Define \({\bf{f}}:\mathbb{R} \to \mathbb{R}\) by \({\bf{f}}\left( {\bf{x}} \right) = {\bf{mx}} + {\bf{b}}\).

1. Show that \({\bf{f}}\) is a linear transformation when \({\bf{b}} = {\bf{0}}\).
2. Find a property of a linear transformation that is violated when \({\bf{b}} \ne {\bf{0}}\).
3. Why is \({\bf{f}}\) called a linear function?

(a)

Given, \(f\left( x \right) = mx + b\)

For the (i) property, let \(x,y \in \mathbb{R}\). Then

\(\begin{aligned} f\left( {x + y} \right) &= m\left( {x + y} \right) + b\\ &= mx + my + b\end{aligned}\)

And

\(\begin{aligned} f\left( x \right) + f\left( y \right) &= mx + b + my + b\\ &= mx + my + 2b\end{aligned}\)

This implies \(f\left( {x + y} \right) = f\left( x \right) + f\left( y \right)\) when \(b = 0\).

For the (ii) property, let \(c,w \in \mathbb{R}\). Then

\(\begin{aligned}{c}f\left( {cw} \right) &= m\left( {cw} \right) + b\\ &= c\left( {mw} \right) + b\end{aligned}\)

And

\(\begin{array}{c}cf\left( x \right) = c\left( {mw + b} \right)\\ = c\left( {mw} \right) + cb\end{array}\)

This implies \(f\left( {cw} \right) = cf\left( w \right)\) when \(b = 0\).

Thus, \(f\) is a linear transformation when \(b = 0\).

(b)

From part (a), \(mx + my + b \ne mx + my + 2b\) when \(b \ne 0\). That is, \(f\left( {x + y} \right) \ne f\left( x \right) + f\left( y \right)\) when \(b \ne 0\).

Also, \(c\left( {mw} \right) + b \ne c\left( {mw} \right) + cb\) when \(b \ne 0\). That is, \(f\left( {cw} \right) \ne cf\left( w \right)\) when \(b \ne 0\).
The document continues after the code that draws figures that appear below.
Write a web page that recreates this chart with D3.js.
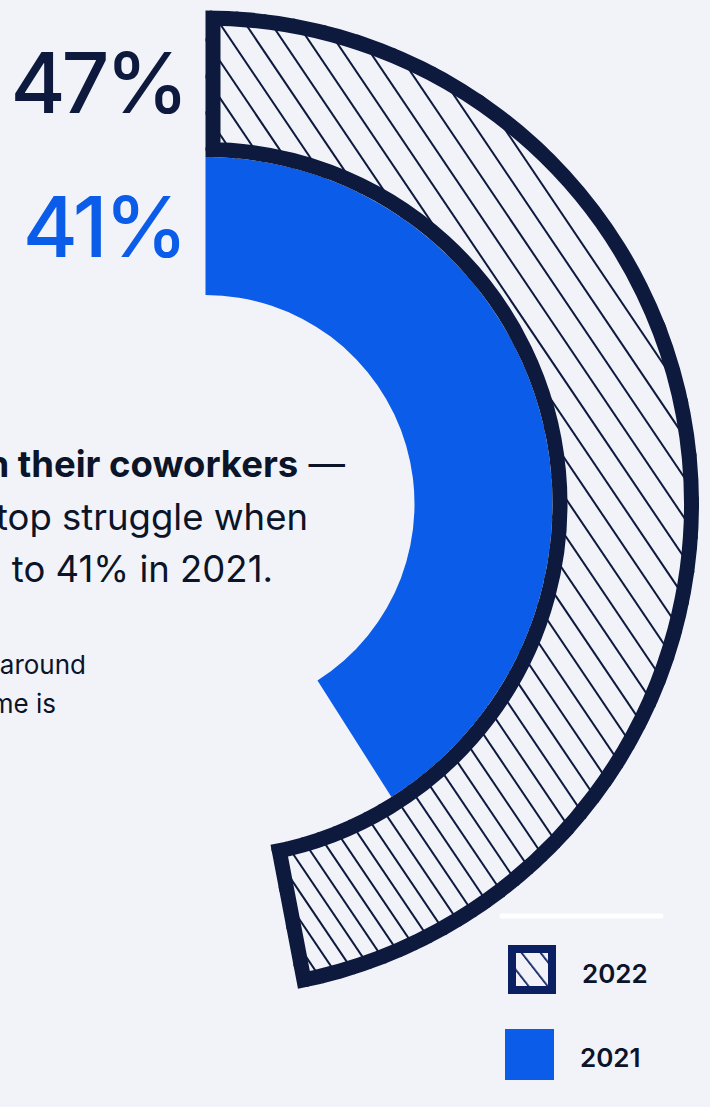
<!DOCTYPE html>
<html>
<head>
<meta charset="utf-8">
<script src="https://cdn.jsdelivr.net/npm/d3@7"></script>
<style>
  html, body { margin: 0; padding: 0; background: #f1f3f8; }
  svg { display: block; }
  text { font-family: Inter, "Noto Sans", sans-serif; }
</style>
</head>
<body>
<svg id="chart" width="710" height="1107"></svg>
<script>
// Share of respondents naming the struggle, by survey year
const years = ["2022", "2021"];
const shares = [47, 41];
const shareLabels = ["47%", "41%"];

// Paragraph copy beside the rings
const bodyLines = [
  { bold: "with their coworkers", rest: " —" },
  { bold: "", rest: "top struggle when" },
  { bold: "", rest: "to 41% in 2021." }
];
const noteLines = ["around", "me is"];

const navy = "#0d1a3e";
const blue = "#0b5ce8";
const bg = "#f1f3f8";

const svg = d3.select("#chart");
svg.append("rect").attr("width", 710).attr("height", 1107).attr("fill", bg);

const cx = 205.5, cy = 504;
const angle = d3.scaleLinear().domain([0, 100]).range([0, 2 * Math.PI]);

const rings = {
  "2022": { inner: 347, outer: 493.5 },
  "2021": { inner: 209, outer: 347 }
};

const defs = svg.append("defs");
const g = svg.append("g").attr("transform", `translate(${cx},${cy})`);

// 2021 ring: solid blue
const arc2021 = d3.arc()
  .innerRadius(rings["2021"].inner)
  .outerRadius(rings["2021"].outer)
  .startAngle(0)
  .endAngle(angle(shares[1]));
g.append("path").attr("d", arc2021()).attr("fill", blue);

// 2022 ring: hatched, with an inside border
const arc2022 = d3.arc()
  .innerRadius(rings["2022"].inner)
  .outerRadius(rings["2022"].outer)
  .startAngle(0)
  .endAngle(angle(shares[0]));
const d2022 = arc2022();

defs.append("clipPath").attr("id", "clip2022")
  .append("path").attr("d", d2022).attr("transform", `translate(${cx},${cy})`);

const hatch = svg.append("g").attr("clip-path", "url(#clip2022)");
const hg = hatch.append("g").attr("transform", `translate(${cx},${cy})`);
hg.append("path").attr("d", d2022).attr("fill", bg);

// Diagonal hatch lines; spacing widens slightly toward the top of the ring
const alpha = 56 * Math.PI / 180;
const dir = [Math.cos(alpha), Math.sin(alpha)];
const nrm = [Math.sin(alpha), -Math.cos(alpha)];
const offsets = [];
for (let c = -200; c <= 500; c += 15 + 9 * (c + 200) / 700) offsets.push(c);
hg.selectAll("line.hatch").data(offsets).join("line")
  .attr("class", "hatch")
  .attr("x1", c => c * nrm[0] - 800 * dir[0])
  .attr("y1", c => c * nrm[1] - 800 * dir[1])
  .attr("x2", c => c * nrm[0] + 800 * dir[0])
  .attr("y2", c => c * nrm[1] + 800 * dir[1])
  .attr("stroke", navy)
  .attr("stroke-width", 2);

hg.append("path").attr("d", d2022)
  .attr("fill", "none")
  .attr("stroke", navy)
  .attr("stroke-width", 30)
  .attr("stroke-linejoin", "miter");

// Big percentage labels
const labelColors = [navy, blue];
const labelBaselines = [113, 257];
svg.selectAll("text.pct").data(shareLabels).join("text")
  .attr("class", "pct")
  .attr("x", 185)
  .attr("y", (d, i) => labelBaselines[i])
  .attr("text-anchor", "end")
  .attr("font-size", 84)
  .attr("font-weight", 500)
  .attr("letter-spacing", (d, i) => i === 0 ? -4 : -3)
  .attr("fill", (d, i) => labelColors[i])
  .text(d => d);

// Paragraph text
const bodyRight = [345, 308, 273];
const bodyBase = [477, 530, 582];
const body = svg.selectAll("text.body").data(bodyLines).join("text")
  .attr("class", "body")
  .attr("x", (d, i) => bodyRight[i])
  .attr("y", (d, i) => bodyBase[i])
  .attr("text-anchor", "end")
  .attr("font-size", 36.5)
  .attr("fill", "#0b1428");
body.append("tspan").attr("font-weight", 700).text(d => d.bold);
body.append("tspan").attr("font-weight", 400).text(d => d.rest);

const noteRight = [86, 56];
const noteBase = [674, 713];
svg.selectAll("text.note").data(noteLines).join("text")
  .attr("class", "note")
  .attr("x", (d, i) => noteRight[i])
  .attr("y", (d, i) => noteBase[i])
  .attr("text-anchor", "end")
  .attr("font-size", 26)
  .attr("fill", "#0b1428")
  .text(d => d);

// Legend
const legend = svg.append("g");
legend.append("line")
  .attr("x1", 502).attr("x2", 661).attr("y1", 916).attr("y2", 916)
  .attr("stroke", "#ffffff").attr("stroke-width", 5).attr("stroke-linecap", "round");

const swatchPat = defs.append("pattern").attr("id", "swatchHatch")
  .attr("patternUnits", "userSpaceOnUse")
  .attr("width", 15).attr("height", 15)
  .attr("patternTransform", "translate(519,951) rotate(-38)");
swatchPat.append("rect").attr("width", 15).attr("height", 15).attr("fill", bg);
swatchPat.append("line").attr("x1", 0).attr("x2", 0).attr("y1", 0).attr("y2", 15)
  .attr("stroke", "#0b1f63").attr("stroke-width", 3.5);

const legendRows = [
  { y: 945, h: 49, x: 508, w: 48, textX: 582, base: 983 },
  { y: 1029, h: 51, x: 505, w: 49, textX: 580, base: 1067 }
];
legendRows.forEach((r, i) => {
  if (i === 0) {
    legend.append("rect")
      .attr("x", r.x + 4).attr("y", r.y + 4).attr("width", r.w - 8).attr("height", r.h - 8)
      .attr("fill", "url(#swatchHatch)")
      .attr("stroke", "#0b1f63").attr("stroke-width", 8);
  } else {
    legend.append("rect")
      .attr("x", r.x).attr("y", r.y).attr("width", r.w).attr("height", r.h)
      .attr("fill", blue);
  }
  legend.append("text")
    .attr("x", r.textX).attr("y", r.base)
    .attr("font-size", 26).attr("font-weight", 600)
    .attr("fill", "#0b1428")
    .text(years[i]);
});
</script>
</body>
</html>
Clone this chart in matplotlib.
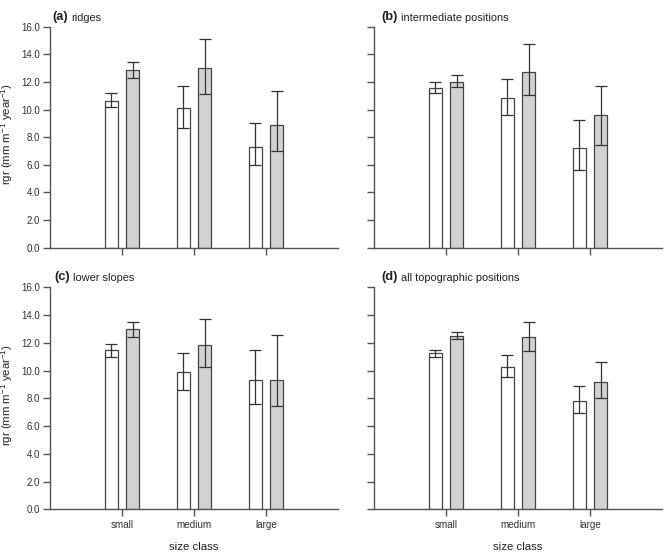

Hence, both properties \(f\left( {x + y} \right) = f\left( x \right) + f\left( y \right)\) and \(f\left( {cw} \right) = cf\left( w \right)\) are violated when \(b \ne 0\).

(c)

In calculus, we know that a straight line is a linear function. It is a polynomial of degree 1. Therefore, the given function is called a linear function.